(EXERCISE GOAL): Look for the string "this" in the lines and copy each line that has it.
____
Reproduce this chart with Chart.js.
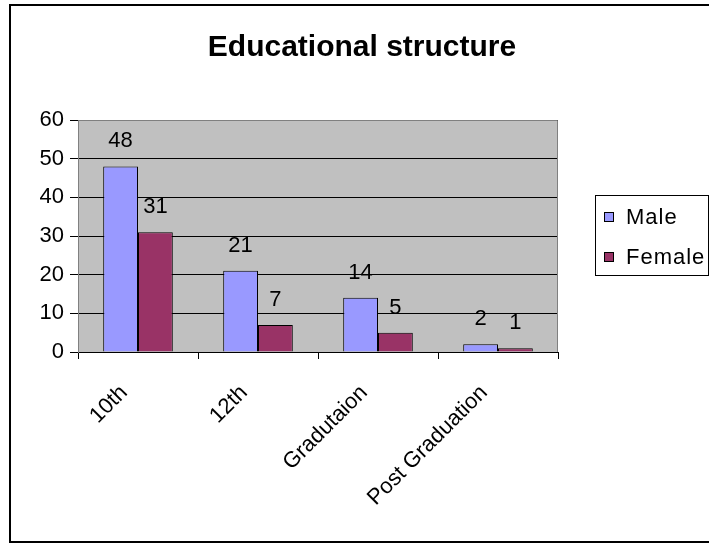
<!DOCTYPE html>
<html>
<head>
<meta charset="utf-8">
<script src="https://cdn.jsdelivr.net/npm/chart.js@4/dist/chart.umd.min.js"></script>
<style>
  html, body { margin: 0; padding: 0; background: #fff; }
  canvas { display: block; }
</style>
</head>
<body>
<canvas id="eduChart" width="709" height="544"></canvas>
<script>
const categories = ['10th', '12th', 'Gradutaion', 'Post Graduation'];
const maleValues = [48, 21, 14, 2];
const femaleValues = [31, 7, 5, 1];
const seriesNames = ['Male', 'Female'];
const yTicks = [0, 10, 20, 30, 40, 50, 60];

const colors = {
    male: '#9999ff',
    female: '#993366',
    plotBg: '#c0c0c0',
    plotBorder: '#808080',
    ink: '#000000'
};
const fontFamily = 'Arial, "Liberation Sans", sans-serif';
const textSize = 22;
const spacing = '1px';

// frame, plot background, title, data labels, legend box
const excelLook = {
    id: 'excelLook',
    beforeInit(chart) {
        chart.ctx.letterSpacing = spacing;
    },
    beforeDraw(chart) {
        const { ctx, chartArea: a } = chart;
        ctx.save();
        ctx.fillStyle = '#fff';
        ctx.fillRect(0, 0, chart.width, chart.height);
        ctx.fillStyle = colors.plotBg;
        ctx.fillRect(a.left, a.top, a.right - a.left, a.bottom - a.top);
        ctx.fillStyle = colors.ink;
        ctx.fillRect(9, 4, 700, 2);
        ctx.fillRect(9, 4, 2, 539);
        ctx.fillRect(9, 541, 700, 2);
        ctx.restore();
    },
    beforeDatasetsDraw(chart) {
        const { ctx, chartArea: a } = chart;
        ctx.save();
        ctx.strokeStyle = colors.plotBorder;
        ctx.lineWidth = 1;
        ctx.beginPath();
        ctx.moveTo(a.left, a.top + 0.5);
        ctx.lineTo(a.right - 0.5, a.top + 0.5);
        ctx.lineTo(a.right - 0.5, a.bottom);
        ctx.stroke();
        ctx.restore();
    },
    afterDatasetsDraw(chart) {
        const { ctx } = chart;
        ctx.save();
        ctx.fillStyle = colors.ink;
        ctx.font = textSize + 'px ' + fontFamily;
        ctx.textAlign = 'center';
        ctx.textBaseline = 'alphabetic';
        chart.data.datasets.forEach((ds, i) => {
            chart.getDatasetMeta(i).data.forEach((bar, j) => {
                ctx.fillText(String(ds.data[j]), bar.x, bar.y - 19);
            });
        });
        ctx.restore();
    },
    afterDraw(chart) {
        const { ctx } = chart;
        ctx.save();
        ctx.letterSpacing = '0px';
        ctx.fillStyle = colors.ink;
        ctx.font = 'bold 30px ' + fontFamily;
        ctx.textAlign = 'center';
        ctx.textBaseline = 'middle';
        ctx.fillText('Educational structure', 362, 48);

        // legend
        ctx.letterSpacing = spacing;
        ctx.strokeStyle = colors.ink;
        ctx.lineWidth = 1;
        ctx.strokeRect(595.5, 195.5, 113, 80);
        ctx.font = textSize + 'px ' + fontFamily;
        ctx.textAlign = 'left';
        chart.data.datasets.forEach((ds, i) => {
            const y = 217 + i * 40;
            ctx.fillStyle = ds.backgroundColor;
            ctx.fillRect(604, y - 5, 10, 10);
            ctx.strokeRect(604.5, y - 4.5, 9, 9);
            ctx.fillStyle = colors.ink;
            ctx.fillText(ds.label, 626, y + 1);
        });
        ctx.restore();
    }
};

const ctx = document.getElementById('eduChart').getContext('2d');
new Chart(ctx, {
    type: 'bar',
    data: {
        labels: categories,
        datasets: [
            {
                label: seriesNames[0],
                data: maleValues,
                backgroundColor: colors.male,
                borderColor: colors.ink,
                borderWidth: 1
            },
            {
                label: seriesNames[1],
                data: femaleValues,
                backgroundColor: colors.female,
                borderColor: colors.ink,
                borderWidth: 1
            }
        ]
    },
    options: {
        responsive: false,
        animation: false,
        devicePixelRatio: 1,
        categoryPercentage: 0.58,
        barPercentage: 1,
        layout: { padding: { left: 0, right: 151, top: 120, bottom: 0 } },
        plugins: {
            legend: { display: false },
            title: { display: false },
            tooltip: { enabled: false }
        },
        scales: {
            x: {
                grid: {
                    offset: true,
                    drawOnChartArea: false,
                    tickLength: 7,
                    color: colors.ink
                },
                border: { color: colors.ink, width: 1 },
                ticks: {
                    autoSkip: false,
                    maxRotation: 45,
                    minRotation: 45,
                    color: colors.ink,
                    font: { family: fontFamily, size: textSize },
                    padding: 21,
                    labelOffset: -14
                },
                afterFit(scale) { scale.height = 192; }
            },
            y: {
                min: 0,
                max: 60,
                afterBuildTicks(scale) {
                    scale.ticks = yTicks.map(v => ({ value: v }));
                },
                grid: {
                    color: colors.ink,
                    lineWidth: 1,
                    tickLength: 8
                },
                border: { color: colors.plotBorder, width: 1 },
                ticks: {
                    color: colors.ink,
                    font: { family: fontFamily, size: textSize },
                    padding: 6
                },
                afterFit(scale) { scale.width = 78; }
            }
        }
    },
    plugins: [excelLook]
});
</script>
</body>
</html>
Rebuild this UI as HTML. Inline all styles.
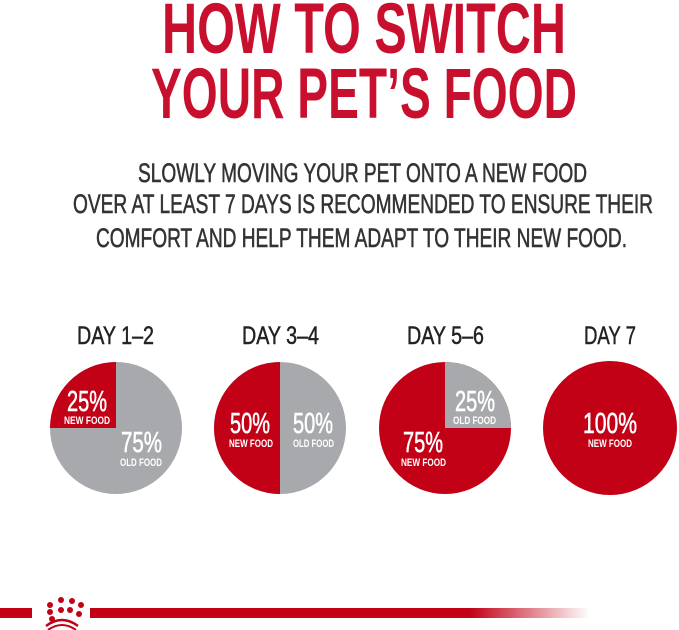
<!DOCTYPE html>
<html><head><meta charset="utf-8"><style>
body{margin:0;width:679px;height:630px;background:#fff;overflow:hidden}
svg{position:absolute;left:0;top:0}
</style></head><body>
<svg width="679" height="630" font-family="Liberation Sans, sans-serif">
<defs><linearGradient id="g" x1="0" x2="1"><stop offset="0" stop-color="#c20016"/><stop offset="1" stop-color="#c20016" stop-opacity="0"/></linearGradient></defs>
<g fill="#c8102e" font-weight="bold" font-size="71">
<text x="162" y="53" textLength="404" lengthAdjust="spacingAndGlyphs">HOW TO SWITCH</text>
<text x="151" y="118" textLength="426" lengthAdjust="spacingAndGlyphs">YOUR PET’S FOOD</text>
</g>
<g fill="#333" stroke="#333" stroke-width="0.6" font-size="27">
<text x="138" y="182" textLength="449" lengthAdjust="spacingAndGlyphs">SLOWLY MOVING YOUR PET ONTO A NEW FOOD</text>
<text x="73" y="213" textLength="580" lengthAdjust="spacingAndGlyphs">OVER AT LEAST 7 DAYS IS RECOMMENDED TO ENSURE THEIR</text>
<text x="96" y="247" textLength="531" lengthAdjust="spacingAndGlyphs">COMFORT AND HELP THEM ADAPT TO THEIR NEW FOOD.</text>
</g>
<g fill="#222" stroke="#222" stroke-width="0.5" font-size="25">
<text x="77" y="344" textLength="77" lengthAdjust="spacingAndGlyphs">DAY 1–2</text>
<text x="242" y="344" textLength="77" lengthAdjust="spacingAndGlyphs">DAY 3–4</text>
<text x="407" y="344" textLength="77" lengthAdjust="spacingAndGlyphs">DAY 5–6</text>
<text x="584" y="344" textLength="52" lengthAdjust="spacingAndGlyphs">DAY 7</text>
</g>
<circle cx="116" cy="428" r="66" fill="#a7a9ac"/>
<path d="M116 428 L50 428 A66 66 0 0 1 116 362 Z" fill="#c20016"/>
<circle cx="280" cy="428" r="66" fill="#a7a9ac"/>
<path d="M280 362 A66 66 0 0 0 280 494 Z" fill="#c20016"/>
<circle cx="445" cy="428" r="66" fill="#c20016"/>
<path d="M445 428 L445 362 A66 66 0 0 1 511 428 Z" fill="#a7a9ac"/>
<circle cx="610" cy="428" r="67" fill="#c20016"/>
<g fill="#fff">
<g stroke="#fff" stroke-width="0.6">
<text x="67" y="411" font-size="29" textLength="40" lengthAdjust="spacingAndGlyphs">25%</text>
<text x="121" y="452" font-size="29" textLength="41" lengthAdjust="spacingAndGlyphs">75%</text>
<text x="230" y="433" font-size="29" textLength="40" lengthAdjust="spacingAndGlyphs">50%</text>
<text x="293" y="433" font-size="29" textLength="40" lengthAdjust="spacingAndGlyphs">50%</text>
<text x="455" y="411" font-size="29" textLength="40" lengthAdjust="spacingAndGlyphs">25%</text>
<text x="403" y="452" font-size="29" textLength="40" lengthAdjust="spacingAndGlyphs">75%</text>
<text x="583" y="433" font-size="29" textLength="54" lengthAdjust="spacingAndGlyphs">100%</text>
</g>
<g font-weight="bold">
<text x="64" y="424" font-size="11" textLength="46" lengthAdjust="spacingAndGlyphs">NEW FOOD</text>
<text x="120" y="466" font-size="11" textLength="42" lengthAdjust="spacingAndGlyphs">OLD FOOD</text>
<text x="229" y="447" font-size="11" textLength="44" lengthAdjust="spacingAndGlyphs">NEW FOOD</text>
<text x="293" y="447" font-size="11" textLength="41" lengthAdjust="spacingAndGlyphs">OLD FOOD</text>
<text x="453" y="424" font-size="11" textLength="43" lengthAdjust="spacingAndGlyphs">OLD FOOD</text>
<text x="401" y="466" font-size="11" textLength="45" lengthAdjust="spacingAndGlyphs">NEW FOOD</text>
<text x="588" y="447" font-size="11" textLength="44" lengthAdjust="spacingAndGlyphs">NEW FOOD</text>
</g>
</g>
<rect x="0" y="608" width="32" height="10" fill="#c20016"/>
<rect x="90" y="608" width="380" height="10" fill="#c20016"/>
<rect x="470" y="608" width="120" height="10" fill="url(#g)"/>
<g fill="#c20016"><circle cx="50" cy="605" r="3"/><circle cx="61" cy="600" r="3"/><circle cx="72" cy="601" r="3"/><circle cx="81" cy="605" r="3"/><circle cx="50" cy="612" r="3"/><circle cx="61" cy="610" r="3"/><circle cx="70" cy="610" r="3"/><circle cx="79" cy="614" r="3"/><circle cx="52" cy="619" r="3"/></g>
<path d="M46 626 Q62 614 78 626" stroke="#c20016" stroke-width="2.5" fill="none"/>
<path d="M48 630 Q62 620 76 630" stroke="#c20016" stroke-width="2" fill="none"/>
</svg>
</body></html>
____
(IN RESPONSE):
Reproduce this chart with Chart.js.
Rebuild this UI as HTML. Inline all styles.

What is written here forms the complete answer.